Has anyone owned, or indeed heard any reviews of this watch. I'm quite tempted because of the esteric nature of the watch, but have heard no reviews (favourable or otherwise).

Thanks

Andrew


----------



## luddite (Dec 11, 2009)

I have owned a Junghans Mega Solar Ceramic for 3 years and its still spot on.

+/- zero. 

It hasn't missed a beat and I use it to check all my other watcbes.


----------



## synchro (Sep 22, 2006)

I have a Junghans Mega - needs a new battery - only gripe is the minute hand only moves once a minute other than that always right never failed to sync to DCF.


----------



## ong (Jul 31, 2008)

I've had two Junghans Atomics - an Apollo chronograph and the simpler ' Mega' . Both performed perfectly and were absolutely spot on, unlike some other makes of atomic watch that lose half a second in the movement. Bit pricey, but good quality. I had both mine for about 5 years, one battery change each and then sold them on.


----------



## rdwiow (Aug 15, 2008)

I had one of the entry level ones some years back, never really bonded with it, and it used to eat batteries.


----------



## Nick H (May 6, 2006)

I've got a Mega 1000 like this http://junghanswatchesusa.net/COLLECTION/026-2801-00.html Had it about 10 years and it's still going. It eats batteries, so I change them myself and have lost a tiny spring but it doesn't seem to have made any difference. It's looking more and more retro, hence more and more 'with it'. Sometimes it doesn't receive a transmission for days on end but it's best not to force it to transmit because that kills the battery ridiculously fast.


----------



## Oliverb (Sep 3, 2012)

Nick H said:


> I've got a Mega 1000 like this http://junghanswatchesusa.net/COLLECTION/026-2801-00.html Had it about 10 years and it's still going.
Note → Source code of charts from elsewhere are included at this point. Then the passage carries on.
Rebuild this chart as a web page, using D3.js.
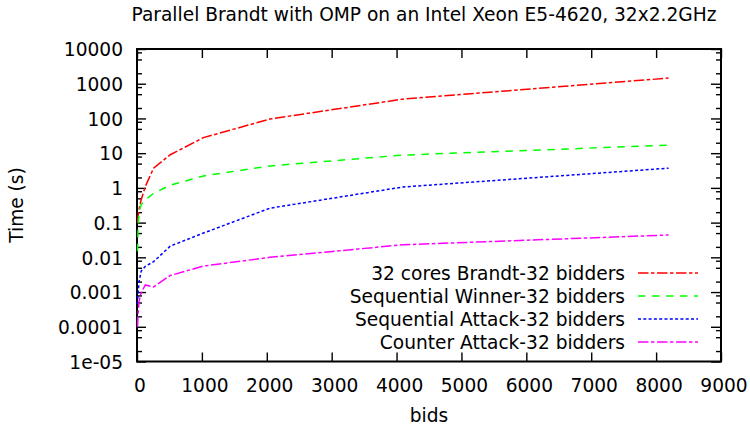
<!DOCTYPE html>
<html>
<head>
<meta charset="utf-8">
<script src="https://cdn.jsdelivr.net/npm/d3@7"></script>
<style>
  body { margin: 0; background: #fff; }
  svg { display: block; font-family: "DejaVu Sans", sans-serif; }
</style>
</head>
<body>
<svg id="chart" width="750" height="427"></svg>
<script>
// ---- data ----
const bids = [8, 16, 32, 64, 128, 256, 512, 1024, 2048, 4096, 8192];
const brandt32 = [0.1, 0.15, 0.25, 0.45, 1.1, 3.7, 9, 28, 96, 360, 1450];
const seqWinner = [0.015, 0.07, 0.2, 0.33, 0.45, 0.7, 1.2, 2.2, 4.3, 8.8, 17];
const seqAttack = [0.00045, 0.0009, 0.002, 0.004, 0.0055, 0.0075, 0.021, 0.05, 0.26, 1.06, 3.7];
const counterAttack = [0.0001, 0.00022, 0.00055, 0.00095, 0.0016, 0.0014, 0.003, 0.0056, 0.01, 0.023, 0.044];

const seriesNames = ["32 cores Brandt-32 bidders", "Sequential Winner-32 bidders",
                     "Sequential Attack-32 bidders", "Counter Attack-32 bidders"];
const seriesColors = ["#ff0000", "#00ff00", "#0000ff", "#ff00ff"];
const seriesDash = ["10.5,2.5,3.5,2.5", "7.5,6.5", "3,2.3", "10.5,2.5,3.5,2.5"];
const seriesValues = [brandt32, seqWinner, seqAttack, counterAttack];

const xTicks = [0, 1000, 2000, 3000, 4000, 5000, 6000, 7000, 8000, 9000];
const yTicks = [1e4, 1e3, 100, 10, 1, 0.1, 0.01, 0.001, 0.0001, 1e-5];
const yTickLabels = ["10000", "1000", "100", "10", "1", "0.1", "0.01", "0.001", "0.0001", "1e-05"];
const yMinorFactors = [2, 5, 8];

const title = "Parallel Brandt with OMP on an Intel Xeon E5-4620, 32x2.2GHz";
const xLabel = "bids";
const yLabel = "Time (s)";

// ---- layout ----
const L = 137, R = 721, T = 49, B = 361.5;
const FS = 18.6;
const svg = d3.select("#chart");

const x = d3.scaleLinear().domain([0, 9000]).range([L, R]);
const y = d3.scaleLog().domain([1e-5, 1e4]).range([B, T]);

const yMinor = [];
yTicks.forEach(t => { if (t < 1e4) yMinorFactors.forEach(f => yMinor.push(t * f)); });

function styleAxis(g) {
  g.select(".domain").remove();
  g.selectAll("line").attr("stroke", "#000").attr("stroke-width", 1.4);
  g.selectAll("text").attr("font-size", FS).attr("font-family", "DejaVu Sans").attr("fill", "#000");
}

// left major
svg.append("g").attr("transform", `translate(${L},0)`)
  .call(d3.axisLeft(y).tickValues(yTicks).tickSize(-9).tickPadding(14)
    .tickFormat((d, i) => yTickLabels[i]))
  .call(styleAxis)
  .selectAll("text").attr("dy", "0.36em");
// left minor
svg.append("g").attr("transform", `translate(${L},0)`)
  .call(d3.axisLeft(y).tickValues(yMinor).tickSize(-5).tickFormat(""))
  .call(styleAxis);
// right major/minor
svg.append("g").attr("transform", `translate(${R},0)`)
  .call(d3.axisRight(y).tickValues(yTicks).tickSize(-10).tickFormat(""))
  .call(styleAxis);
svg.append("g").attr("transform", `translate(${R},0)`)
  .call(d3.axisRight(y).tickValues(yMinor).tickSize(-5).tickFormat(""))
  .call(styleAxis);
// bottom
svg.append("g").attr("transform", `translate(0,${B})`)
  .call(d3.axisBottom(x).tickValues(xTicks).tickSize(-9).tickPadding(17)
    .tickFormat(d => String(d)))
  .call(styleAxis)
  .selectAll("text").attr("dx", 2.5);
// top
svg.append("g").attr("transform", `translate(0,${T})`)
  .call(d3.axisTop(x).tickValues(xTicks).tickSize(-9).tickFormat(""))
  .call(styleAxis);

// border
svg.append("rect").attr("x", L).attr("y", T).attr("width", R - L).attr("height", B - T)
  .attr("fill", "none").attr("stroke", "#000").attr("stroke-width", 2);

// series
const line = d3.line().x((d, i) => x(bids[i])).y(d => y(d));
seriesValues.forEach((vals, k) => {
  svg.append("path").datum(vals)
    .attr("d", line)
    .attr("fill", "none")
    .attr("stroke", seriesColors[k])
    .attr("stroke-width", 1.5)
    .attr("stroke-dasharray", seriesDash[k]);
});

// legend
const legY0 = 273, legStep = 23;
seriesNames.forEach((name, k) => {
  const ly = legY0 + k * legStep;
  svg.append("text").attr("x", 625).attr("y", ly).attr("dy", "0.36em")
    .attr("text-anchor", "end").attr("font-size", FS).text(name);
  svg.append("line").attr("x1", 638).attr("x2", 698).attr("y1", ly).attr("y2", ly)
    .attr("stroke", seriesColors[k]).attr("stroke-width", 1.5)
    .attr("stroke-dasharray", seriesDash[k]);
});

// title and axis labels
svg.append("text").attr("x", 424).attr("y", 21).attr("text-anchor", "middle")
  .attr("font-size", FS).text(title);
svg.append("text").attr("x", 429).attr("y", 422).attr("text-anchor", "middle")
  .attr("font-size", FS).text(xLabel);
svg.append("text").attr("transform", "translate(23,205) rotate(-90)")
  .attr("text-anchor", "middle").attr("font-size", FS).text(yLabel);
</script>
</body>
</html>
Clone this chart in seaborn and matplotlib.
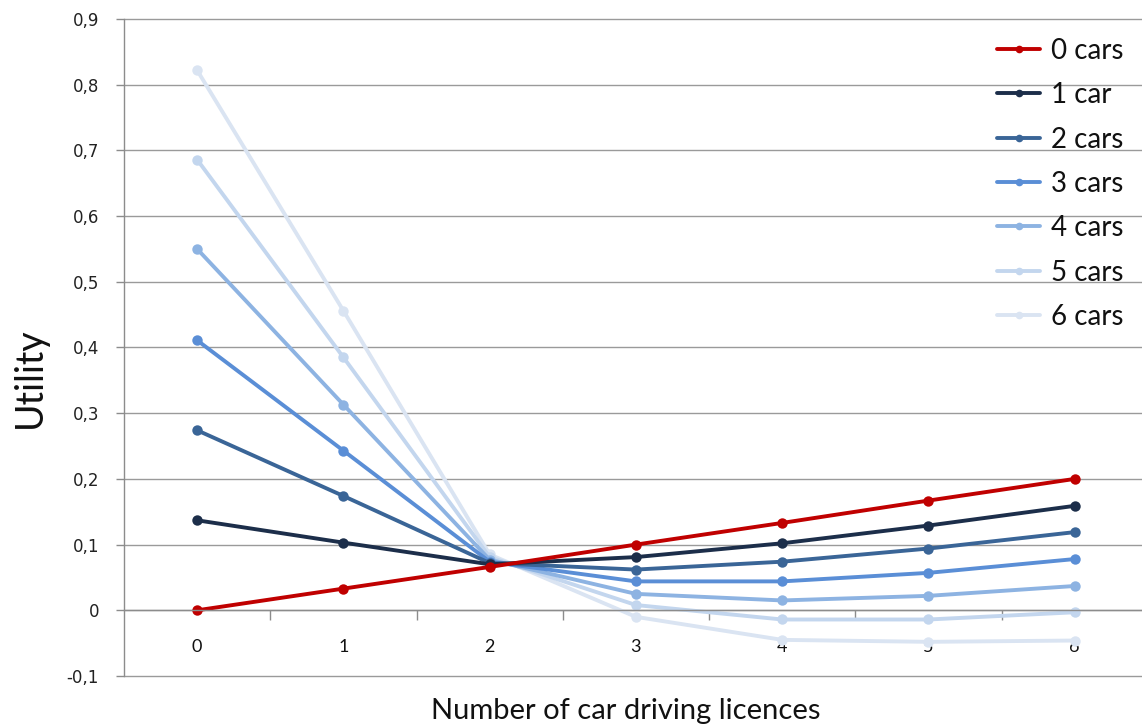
import matplotlib
matplotlib.use("Agg")
import matplotlib.pyplot as plt
import seaborn as sns
import pandas as pd
import numpy as np
from matplotlib.ticker import FixedLocator, FuncFormatter
from matplotlib.lines import Line2D

licences = [0, 1, 2, 3, 4, 5, 6]
series_names = ["0 cars", "1 car", "2 cars", "3 cars", "4 cars", "5 cars", "6 cars"]
cars0 = [0.000, 0.033, 0.066, 0.100, 0.133, 0.167, 0.200]
cars1 = [0.137, 0.103, 0.070, 0.081, 0.102, 0.129, 0.159]
cars2 = [0.274, 0.174, 0.072, 0.062, 0.074, 0.094, 0.119]
cars3 = [0.411, 0.243, 0.074, 0.044, 0.044, 0.057, 0.078]
cars4 = [0.550, 0.313, 0.077, 0.025, 0.015, 0.022, 0.037]
cars5 = [0.686, 0.385, 0.081, 0.008, -0.014, -0.014, -0.003]
cars6 = [0.822, 0.456, 0.085, -0.010, -0.045, -0.048, -0.046]
all_series = [cars0, cars1, cars2, cars3, cars4, cars5, cars6]
colors = ["#C00000", "#1C2E4A", "#3A6597", "#5A8ED6", "#8DB3E2", "#C3D6EE", "#DAE4F2"]
yticks = [-0.1, 0, 0.1, 0.2, 0.3, 0.4, 0.5, 0.6, 0.7, 0.8, 0.9]

rows = []
for name, vals in zip(series_names, all_series):
    for x, v in zip(licences, vals):
        rows.append({"licences": x, "utility": v, "series": name})
df = pd.DataFrame(rows)

sns.set_theme(style="white")
plt.rcParams["font.family"] = ["DejaVu Sans"]

fig = plt.figure(figsize=(11.42, 7.27), dpi=100)
ax = fig.add_axes([124 / 1142, 1 - 676 / 727, 1 - 124 / 1142, (676 - 19) / 727])

palette = dict(zip(series_names, colors))
sns.lineplot(data=df, x="licences", y="utility", hue="series", hue_order=series_names[::-1],
             palette=palette, marker="o", markersize=7.5, markeredgewidth=0,
             linewidth=2.8, ax=ax, legend=False, sort=False)

ax.set_xlim(-0.5, 6.46)
ax.set_ylim(-0.1, 0.9)

ax.yaxis.set_major_locator(FixedLocator(yticks))
ax.yaxis.grid(True, color="#9A9A9A", linewidth=1.0, clip_on=False)
ax.xaxis.grid(False)
ax.set_axisbelow(True)
ax.yaxis.set_major_formatter(FuncFormatter(
    lambda v, p: "0" if abs(v) < 1e-9 else (f"{v:.1f}".replace(".", ","))))
ax.tick_params(axis="y", which="major", length=6, width=1, color="#8C8C8C",
               labelsize=12, labelcolor="#222222", pad=12, left=True)

for s in ["top", "right"]:
    ax.spines[s].set_visible(False)
ax.spines["left"].set_color("#8C8C8C")
ax.spines["left"].set_linewidth(1.0)
ax.spines["bottom"].set_position(("data", 0))
ax.spines["bottom"].set_color("#8C8C8C")
ax.spines["bottom"].set_linewidth(1.0)

ax.set_xticks(licences)
ax.set_xticks([0.5, 1.5, 2.5, 3.5, 4.5, 5.5], minor=True)
ax.tick_params(axis="x", which="major", length=0, pad=21, labelsize=13,
               labelcolor="#111111")
ax.tick_params(axis="x", which="minor", length=7, width=1, color="#8C8C8C",
               direction="out", bottom=True)
for lab in ax.get_xticklabels():
    lab.set_fontfamily("Lato")

ax.set_xlabel("")
ax.set_ylabel("")
fig.text(626 / 1142, 1 - 711 / 727, "Number of car driving licences", ha="center",
         va="center", fontsize=21, family="Lato", color="#111111")
fig.text(30 / 1142, 1 - 378 / 727, "Utility", ha="center", va="center",
         rotation=90, fontsize=27, family="Lato", color="#111111")

handles = [Line2D([0], [0], color=c, linewidth=2.8, marker="o", markersize=5.5,
                  markeredgewidth=0) for c in colors]
leg = ax.legend(handles, series_names, loc="upper right", bbox_to_anchor=(1.002, 1.003),
                frameon=False, prop={"family": "Lato", "size": 20},
                handlelength=1.55, handletextpad=0.38, labelspacing=0.66,
                borderaxespad=0.35)
for t in leg.get_texts():
    t.set_color("#111111")

fig.savefig("out.png", dpi=100, facecolor="white")
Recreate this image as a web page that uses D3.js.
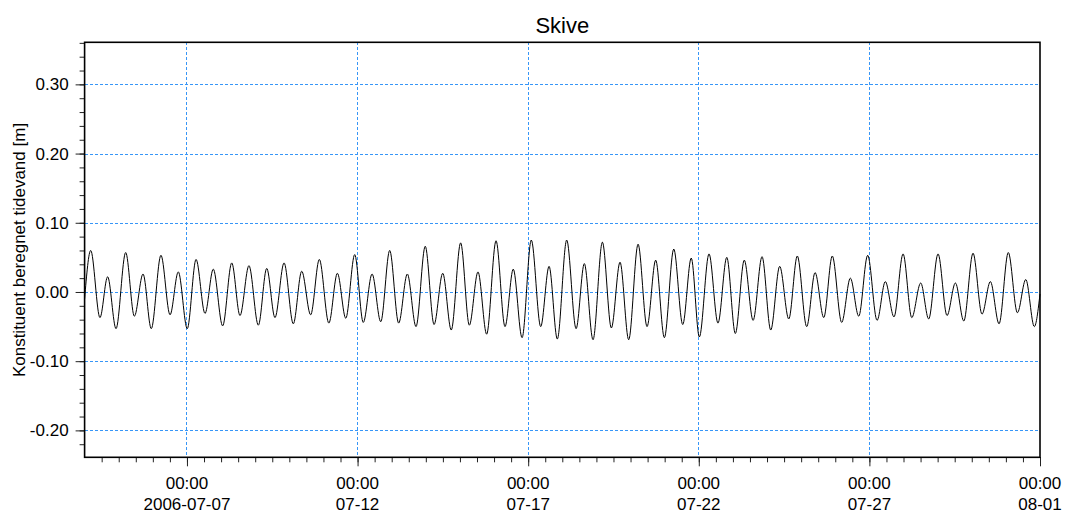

It eats batteries, so I change them myself and have lost a tiny spring but it doesn't seem to have made any difference. It's looking more and more retro, hence more and more 'with it'. Sometimes it doesn't receive a transmission for days on end but it's best not to force it to transmit because that kills the battery ridiculously fast.


Yes, that sure is reto looking. I like it! I just bought a Mega off The Bay for $50 w/free S&H - MSRP $400. Should be here by Tuesday. Aluminum case with leather band. Kind of unusual style but affordable. Have thought about an atomic watch for a few years but I'm really into vintage mechanical watches, including Accutrons. This thread sparked my interest and I went looking. The seller is in Maine and has other styles, all at considerable discount. All are marked as "seconds" with an "S" scratched in the case back.


----------



## willoughbybrown (Apr 5, 2012)

Thanks guys, you've convinced me.

Now to decide on the model...


----------